1. boot-config service
1.1 fastreboot_default
1.2 fastreboot_onpanic
2. End Users
2.1 Reboot to default entry in GRUB menu.lst
2.2 Reboot to the 4th entry in GRUB menu.lst
2.3 Reboot through the BIOS, such as for netinstall
2.4 Fast Reboot features introduced by Phase I, now without -f
3. Kernel Developers
3.1 Force Fast Reboot
3.2 Debugging early panics occur between mountroot and multiuser
4. Failure Conditions
4.1 Can't process GRUB menu
4.2 Not all Drivers have implemented quiesce(9E)
4.3 On xVM
4.4 Among Blacklisted platforms
4.5 Cannot allocate enough memory under 1G
============================================================================
1. boot-config service
svc:/system/boot-config:default
1.1 fastreboot_default
fastreboot_default is set to true by default except on
guests on VirtualBox, guests on VMware, and Tyan MCP55
reference whitebox.
To disable the Fast Reboot by default behavior,
# svccfg -s "system/boot-config:default" \
setprop config/fastreboot_default=false
# svcadm refresh svc:/system/boot-config:default
1.2 fastreboot_onpanic
# svccfg -s "system/boot-config:default" \
setprop config/fastreboot_onpanic=false
# svcadm refresh svc:/system/boot-config:default
Disabling boot-config:default has no effect on panic reboot
behavior.
2. End Users
2.1 Reboot to default entry in GRUB menu.lst
# reboot
or
# init 6
This can be done after setting the new default entry with
"luactivate" or "beactivate".
2.2 Reboot to the 4th entry in GRUB menu.lst
# reboot 4
2.3 Reboot through the BIOS, such as for netinstall
# reboot -p
2.4 Fast Reboot features introduced by Phase I, now without -f
# reboot -e zfsbe2
# reboot -- 'rpool/ROOT/zfsroot2'
# reboot -- '/dev/dsk/c0t0d0s3'
# reboot -- '/platform/i86pc/sherry-kernel/amd64/unix -k'
# reboot -- '/mnt/platform/i86pc/sherry-kernel/amd64/unix -k'
# reboot -- '-ks'
3. Kernel Developers
3.1 Force Fast Reboot
If there are drivers on the system without quiesce(9E)

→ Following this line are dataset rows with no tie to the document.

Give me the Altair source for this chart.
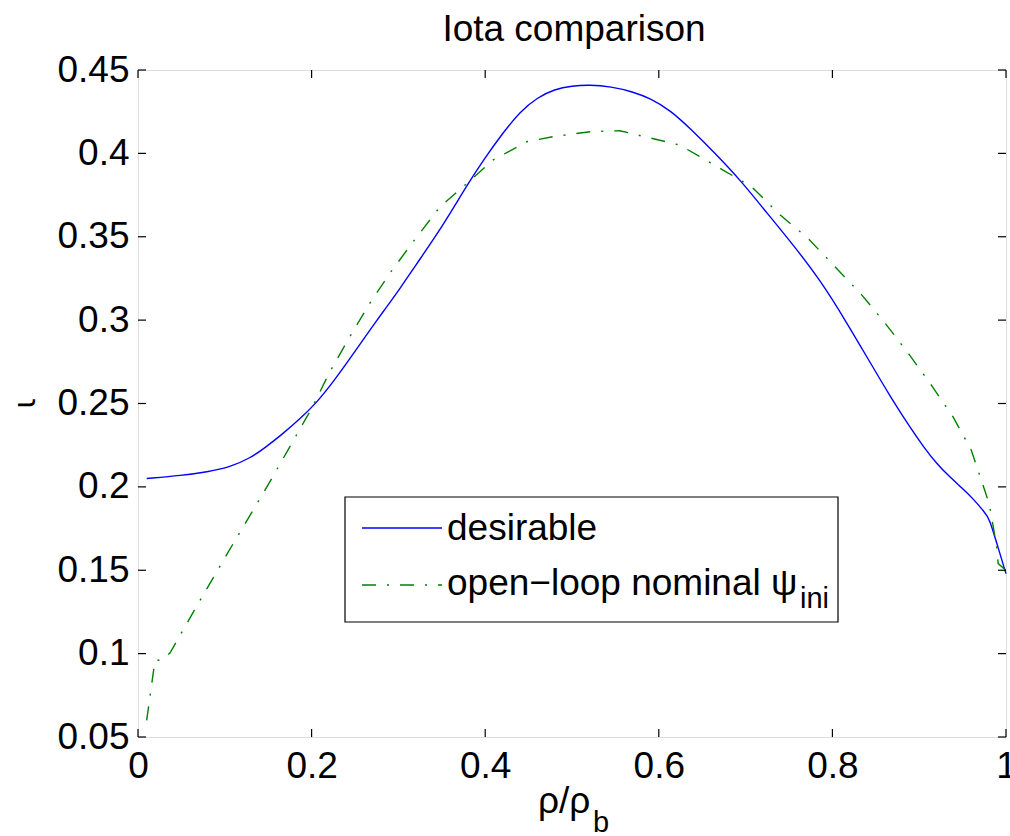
import altair as alt
import pandas as pd

# ---- data ----
title_text = "Iota comparison"
legend_labels = ["desirable", "open\u2212loop nominal \u03c8", "ini"]
xlabel_main, xlabel_sub = "\u03c1/\u03c1", "b"
ylabel = "\u03b9"

x_desirable = [0.01, 0.05, 0.08, 0.106, 0.13, 0.145, 0.165, 0.187, 0.205, 0.225, 0.245,
               0.263, 0.283, 0.302, 0.32, 0.34, 0.359, 0.381, 0.40, 0.42, 0.44, 0.46,
               0.48, 0.50, 0.52, 0.545, 0.57, 0.59, 0.613, 0.638, 0.663, 0.694, 0.725,
               0.755, 0.786, 0.816, 0.843, 0.868, 0.889, 0.905, 0.92, 0.935, 0.95,
               0.962, 0.975, 0.981, 0.99, 1.0]
y_desirable = [0.205, 0.2068, 0.209, 0.2118, 0.2175, 0.223, 0.231, 0.241, 0.25, 0.263, 0.2775,
               0.291, 0.3055, 0.319, 0.333, 0.348, 0.3635, 0.3825, 0.3975, 0.412, 0.425, 0.4335,
               0.4385, 0.4405, 0.4412, 0.44, 0.437, 0.433, 0.426, 0.414, 0.401, 0.384, 0.364,
               0.345, 0.324, 0.299, 0.275, 0.253, 0.236, 0.224, 0.214, 0.206, 0.199,
               0.193, 0.185, 0.181, 0.165, 0.148]

x_openloop = [0.01, 0.0196, 0.0276, 0.037, 0.066, 0.104, 0.149, 0.2, 0.221, 0.244, 0.267,
              0.29, 0.317, 0.348, 0.379, 0.409, 0.448, 0.478, 0.521, 0.555, 0.6, 0.624,
              0.674, 0.707, 0.74, 0.772, 0.803, 0.834, 0.861, 0.889, 0.914, 0.939,
              0.96, 0.978, 0.982, 0.989, 0.991, 1.0]
y_openloop = [0.06, 0.096, 0.096, 0.1005, 0.127, 0.161, 0.2004, 0.247, 0.269, 0.29, 0.31,
              0.328, 0.347, 0.368, 0.382, 0.396, 0.407, 0.41, 0.413, 0.4136, 0.408, 0.405,
              0.39, 0.38, 0.363, 0.349, 0.332, 0.315, 0.298, 0.279, 0.261, 0.242,
              0.222, 0.194, 0.186, 0.165, 0.154, 0.15]

x_ticks = [0, 0.2, 0.4, 0.6, 0.8, 1]
y_ticks = [0.05, 0.1, 0.15, 0.2, 0.25, 0.3, 0.35, 0.4, 0.45]

W, H = 868, 667
FONT = "Liberation Sans"
FS = 37
BLUE = "#0000ff"
GREEN = "#008000"

df_d = pd.DataFrame({"x": x_desirable, "y": y_desirable})
df_o = pd.DataFrame({"x": x_openloop, "y": y_openloop})
df_xt = pd.DataFrame({"t": x_ticks})
df_yt = pd.DataFrame({"t": y_ticks})
one = pd.DataFrame({"a": [0]})

xs = alt.Scale(domain=[0, 1], nice=False, zero=False)
ys = alt.Scale(domain=[0.05, 0.45], nice=False, zero=False)

xaxis = alt.Axis(values=x_ticks, title=None, ticks=False, tickSize=0, domain=False, grid=False,
                 format=".2~f",
                 labelFont=FONT, labelFontSize=FS, labelPadding=11, labelColor="black",
                 labelOverlap=False, labelFlush=False)
yaxis = alt.Axis(values=y_ticks, title=ylabel, ticks=False, tickSize=0, domain=False, grid=False,
                 format=".2~f",
                 labelFont=FONT, labelFontSize=FS, labelPadding=9, labelColor="black",
                 labelOverlap=False, labelFlush=False,
                 titleFont="DejaVu Sans", titleFontSize=31, titleFontWeight="normal",
                 titleColor="black",
                 titleAngle=270, titleX=-113, titleY=333, titleAlign="center",
                 titleBaseline="middle")

line_d = alt.Chart(df_d).mark_line(color=BLUE, strokeWidth=1.4, interpolate="basis").encode(
    x=alt.X("x:Q", scale=xs, axis=xaxis),
    y=alt.Y("y:Q", scale=ys, axis=yaxis),
)
line_o = alt.Chart(df_o).mark_line(color=GREEN, strokeWidth=1.4, strokeDash=[14, 11, 2, 11]).encode(
    x=alt.X("x:Q", scale=xs),
    y=alt.Y("y:Q", scale=ys),
)

TL = 8
tick_b = alt.Chart(df_xt).mark_rule(color="black", strokeWidth=1.2).encode(
    x=alt.X("t:Q", scale=xs), y=alt.value(H), y2=alt.value(H - TL))
tick_t = alt.Chart(df_xt).mark_rule(color="black", strokeWidth=1.2).encode(
    x=alt.X("t:Q", scale=xs), y=alt.value(0), y2=alt.value(TL))
tick_l = alt.Chart(df_yt).mark_rule(color="black", strokeWidth=1.2).encode(
    y=alt.Y("t:Q", scale=ys), x=alt.value(0), x2=alt.value(TL))
tick_r = alt.Chart(df_yt).mark_rule(color="black", strokeWidth=1.2).encode(
    y=alt.Y("t:Q", scale=ys), x=alt.value(W), x2=alt.value(W - TL))

# legend box
leg_box = alt.Chart(one).mark_rect(fill="white", stroke="black", strokeWidth=1.2).encode(
    x=alt.value(207), x2=alt.value(700), y=alt.value(427), y2=alt.value(552))
leg_l1 = alt.Chart(one).mark_rule(color=BLUE, strokeWidth=1.4).encode(
    x=alt.value(224), x2=alt.value(304), y=alt.value(458))
leg_l2 = alt.Chart(one).mark_rule(color=GREEN, strokeWidth=1.4, strokeDash=[14, 11, 2, 11]).encode(
    x=alt.value(224), x2=alt.value(304), y=alt.value(515))


def txt(s, x, y, size=FS, align="left", baseline="alphabetic"):
    return alt.Chart(pd.DataFrame({"s": [s]})).mark_text(
        font=FONT, fontSize=size, align=align, baseline=baseline, color="black"
    ).encode(text="s:N", x=alt.value(x), y=alt.value(y))


leg_t1 = txt(legend_labels[0], 309, 470)
leg_t2 = txt(legend_labels[1], 309, 525)
leg_t3 = txt(legend_labels[2], 662, 538, size=29)

title = txt(title_text, 436, -29, align="center")
xl1 = txt(xlabel_main, 400, 743)
xl2 = txt(xlabel_sub, 455, 762, size=29)

chart = alt.layer(
    line_d, line_o, tick_b, tick_t, tick_l, tick_r,
    leg_box, leg_l1, leg_l2, leg_t1, leg_t2, leg_t3,
    title, xl1, xl2,
).properties(
    width=W, height=H,
    padding={"left": 138, "top": 70, "right": 4, "bottom": 99},
    autosize=alt.AutoSizeParams(type="none"),
).configure_view(stroke="black", strokeWidth=1.5).configure(background="white")

chart.save("out.html", embed_options={"renderer": "svg", "actions": False})
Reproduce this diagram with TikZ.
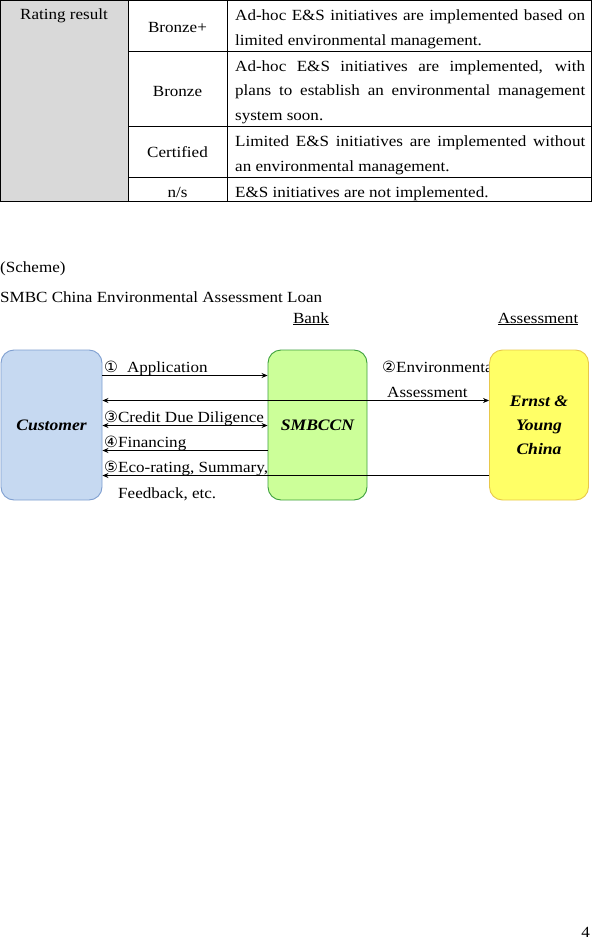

support, one can first try to unload the drivers using
modunload(1M). If the driver does not unload, and you know
that the device it manages does not initiate DMA or generate
interrupts, you can patch force_fastreboot to 1 in /etc/system.
# echo "set force_fastreboot=1" >> /etc/system
# echo "force_fastreboot/W" | mdb -kw
3.2 Debugging early panics occur between mountroot and multiuser
The boot-config service has dependencies on multiuser.
Developers that need to debug early panics can patch a
global variable fastreboot_onpanic in /etc/system.
# echo "set fastreboot_onpanic=1" >> /etc/system
# echo "fastreboot_onpanic/W" | mdb -kw
4. Failure Conditions
4.1 Can't process GRUB menu
The only GRUB commands we can process right now are
default, findroot, bootfs, kernel, kernel$, module, module$
timeout is ignored.
If the GRUGB menu contains other commands such as root,
chainload, you will see something like this:
reboot: Failed to process GRUB menu entry for fast reboot.
Invalid GRUB entry
reboot: Falling back to regular reboot.
Below are other GRUB related error messages that you might see:
Invalid argument
xVM is not supported
Kernel file is not unix
No such file or directory
Kernel path is not absolute
Failed to open kernel file
Bootsign not found
Unknown bootfs filesystem
...
4.2 On xVM
4.2.1. On metal, attempting to reboot to xVM:
bash-3.2# reboot 1
reboot: Failed to process GRUB menu entry for fast reboot.
xVM is not supported
reboot: Falling back to regular reboot.
4.3 Not all Drivers have implemented quiesce(9E)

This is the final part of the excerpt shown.